Dorris Ranch in Springfield — Walk through this historic hazelnut orchard along riverfront paths to Clearwater park for optimal fall viewing.
Shore Acres State Park on the Oregon Coast — Enjoy the coastal gardens and forests right on the edge of the ocean.
Add on activities for an Amazing Fall Experience
Scout Leaves by Boat
Viewing leaves from the highways and back country roads is lovely, but have you considered how autumn looks from the waterways? Tranquil scenes of trees trailing their leaves in the water, spots of color floating in the rapids, nature unspoiled by roads, cars and congestion. Enjoy the unique perspective from the middle of the river back to the river's banks!
The Willamette River courses through Portland, Eugene, Oakridge and other small towns. The Siuslaw River winds to the coast and the Rogue River drops down from the mountains. Hire a jet boat for a comfortable ride, often with the benefits of a knowledgable guide, a great bottle of wine and the warm glow of late afternoon.

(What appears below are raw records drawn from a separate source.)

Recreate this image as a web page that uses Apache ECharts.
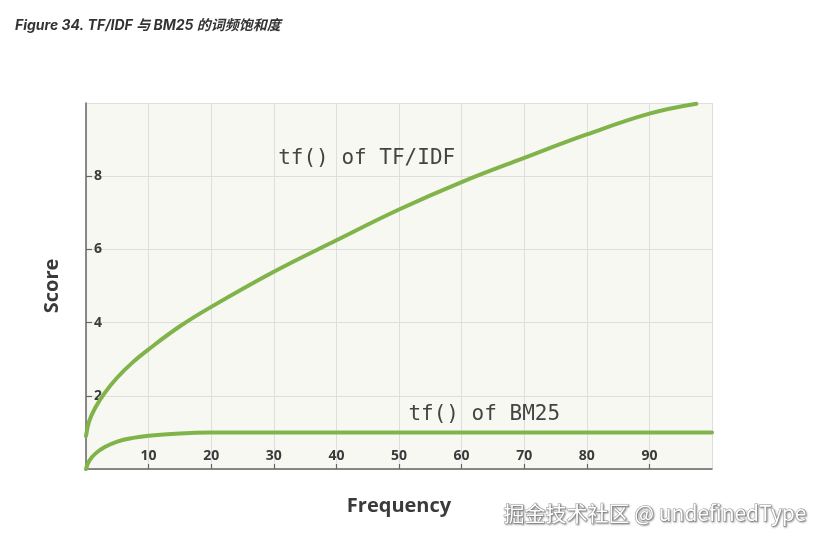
<!DOCTYPE html>
<html>
<head>
<meta charset="utf-8">
<script src="https://cdn.jsdelivr.net/npm/echarts@6/dist/echarts.min.js"></script>
<style>
html,body{margin:0;padding:0;background:#fff;}
#c{width:825px;height:544px;}
</style>
</head>
<body>
<div id="c"></div>
<script>
const titleText = 'Figure 34. TF/IDF 与 BM25 的词频饱和度';
const xAxisName = 'Frequency';
const yAxisName = 'Score';
const watermarkText = '掘金技术社区 @ undefinedType';

const tfidfFreq   = [0, 0.5, 1.5, 3, 5, 7.5, 10, 15, 20, 30, 40, 50, 60, 70, 80, 90, 97.5];
const tfidfScores = [0.9, 1.3, 1.68, 2.08, 2.5, 2.92, 3.27, 3.9, 4.43, 5.39, 6.25, 7.09, 7.84, 8.5, 9.14, 9.71, 9.98];

const bm25Freq   = [0, 0.5, 1.5, 3, 5, 7.5, 10, 15, 20, 30, 50, 100];
const bm25Scores = [0, 0.22, 0.42, 0.6, 0.75, 0.85, 0.91, 0.97, 0.995, 1.0, 1.0, 1.0];

const tfidfLabel = 'tf() of TF/IDF';
const bm25Label  = 'tf() of BM25';
const tfidfLabelAt = [30.7, 8.48];
const bm25LabelAt  = [51.5, 1.48];

const lineColor = '#80b34a';
const textColor = '#3a3a3a';

const chart = echarts.init(document.getElementById('c'), null, {renderer: 'canvas'});

function pairs(xs, ys){ return xs.map((x,i)=>[x, ys[i]]); }

const option = {
  backgroundColor: '#ffffff',
  animation: false,
  title: {
    text: titleText,
    left: 15, top: 19, padding: 0,
    textStyle: {fontFamily: 'Inter, "Noto Sans CJK SC", sans-serif', fontSize: 14, fontWeight: 'bold', fontStyle: 'italic', color: '#333'}
  },
  grid: {
    left: 86, right: 113, top: 103, bottom: 75,
    show: true, backgroundColor: '#f7f8f2', borderWidth: 0
  },
  xAxis: {
    type: 'value', min: 0, max: 100, interval: 10,
    name: xAxisName, nameLocation: 'middle', nameGap: 27,
    nameTextStyle: {fontFamily: '"Open Sans", sans-serif', fontSize: 20, fontWeight: 'bold', color: textColor},
    axisLine: {show: true, lineStyle: {color: '#666', width: 1.5}},
    axisTick: {show: true, inside: true, length: 5, lineStyle: {color: '#666', width: 1.2}},
    axisLabel: {inside: true, margin: 6, showMinLabel: false, showMaxLabel: false,
      fontFamily: '"Open Sans", sans-serif', fontSize: 14, fontWeight: 'bold', color: textColor},
    splitLine: {show: true, lineStyle: {color: '#dedede', width: 1}}
  },
  yAxis: {
    type: 'value', min: 0, max: 10, interval: 2,
    name: yAxisName, nameLocation: 'middle', nameGap: 24, nameRotate: 90,
    nameTextStyle: {fontFamily: '"Open Sans", sans-serif', fontSize: 20, fontWeight: 'bold', color: textColor},
    axisLine: {show: true, lineStyle: {color: '#666', width: 1.5}},
    axisTick: {show: true, inside: true, length: 6, lineStyle: {color: '#666', width: 1.2}},
    axisLabel: {inside: true, margin: 8, showMinLabel: false, showMaxLabel: false,
      fontFamily: '"Open Sans", sans-serif', fontSize: 14, fontWeight: 'bold', color: textColor},
    splitLine: {show: true, lineStyle: {color: '#dedede', width: 1}}
  },
  series: [
    {type: 'line', name: 'TF/IDF', data: pairs(tfidfFreq, tfidfScores), smooth: 0.4,
     showSymbol: false, lineStyle: {color: lineColor, width: 4, cap: 'round'}},
    {type: 'line', name: 'BM25', data: pairs(bm25Freq, bm25Scores), smooth: 0.4,
     showSymbol: false, lineStyle: {color: lineColor, width: 4, cap: 'round'}}
  ]
};
chart.setOption(option);

const p1 = chart.convertToPixel({gridIndex: 0}, tfidfLabelAt);
const p2 = chart.convertToPixel({gridIndex: 0}, bm25LabelAt);
const monoStyle = {fontFamily: '"DejaVu Sans Mono", monospace', fontSize: 21, fill: '#444', verticalAlign: 'middle', align: 'left'};
chart.setOption({
  graphic: [
    {type: 'text', x: p1[0], y: p1[1], style: Object.assign({text: tfidfLabel}, monoStyle)},
    {type: 'text', x: p2[0], y: p2[1], style: Object.assign({text: bm25Label}, monoStyle)},
    {type: 'text', right: 18, top: 502, style: {text: watermarkText, fontFamily: '"Noto Sans CJK SC", "Open Sans", sans-serif', fontSize: 21,
      fill: '#ffffff', stroke: '#9a9a9a', lineWidth: 1, textShadowColor: 'rgba(0,0,0,0.35)', textShadowBlur: 2, textShadowOffsetX: 1, textShadowOffsetY: 1}}
  ]
});
</script>
</body>
</html>
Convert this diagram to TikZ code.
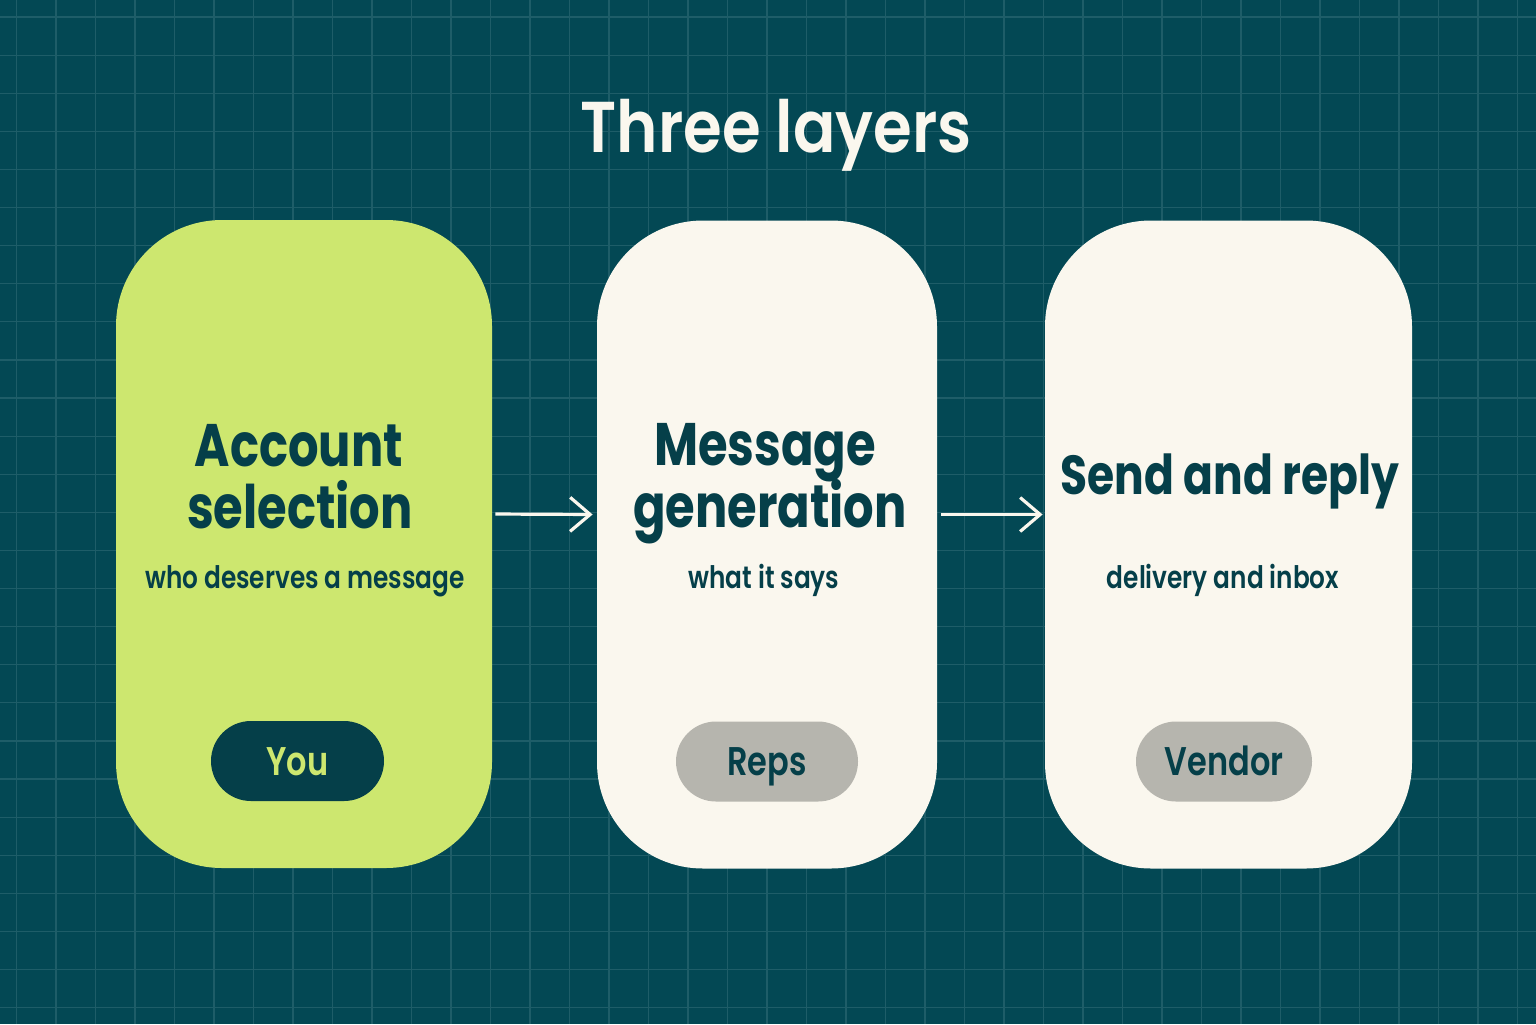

Watch for Birds and Wildlife
The trees are not without their friends! Among the colorful leaves, squirrels and chipmunks frisk, and birds and turkeys roost. Spot deer, bears, foxes, skunks, possums, raccoons, beavers and more. There are places to stop like the butterfly pavilion and elk meadow on Highway 38 or the Sea Lion Caves and whale watching points along Highway 101. Or you can visit the Cascades Raptor Center in Eugene, the Portland Zoo or the Wildlife Safari. Domestic animals spot the farm fields, and you can get a close up look at alpacas at Aragon Alpacas and Pura Vida Alpacas in Eugene.
Go Wine Tasting
Ramble the Willamette Valley enjoying Oregon Wine Country in its golden harvest days.
Tour Historic Covered Bridges
In the Eugene, Cascades & Coast region there are twenty preserved covered bridges, some that you can even drive through. Marvel at their architectural designs and nostalgic appeal. Framed by the colorful leaves, these beloved historic treasures make for a memorable collection of photos.
Discover Murals and Street Art
Wandering the roads will take you through small towns with magnificent artistic tributes to their past and present. Take time to find and enjoy the local murals and street art.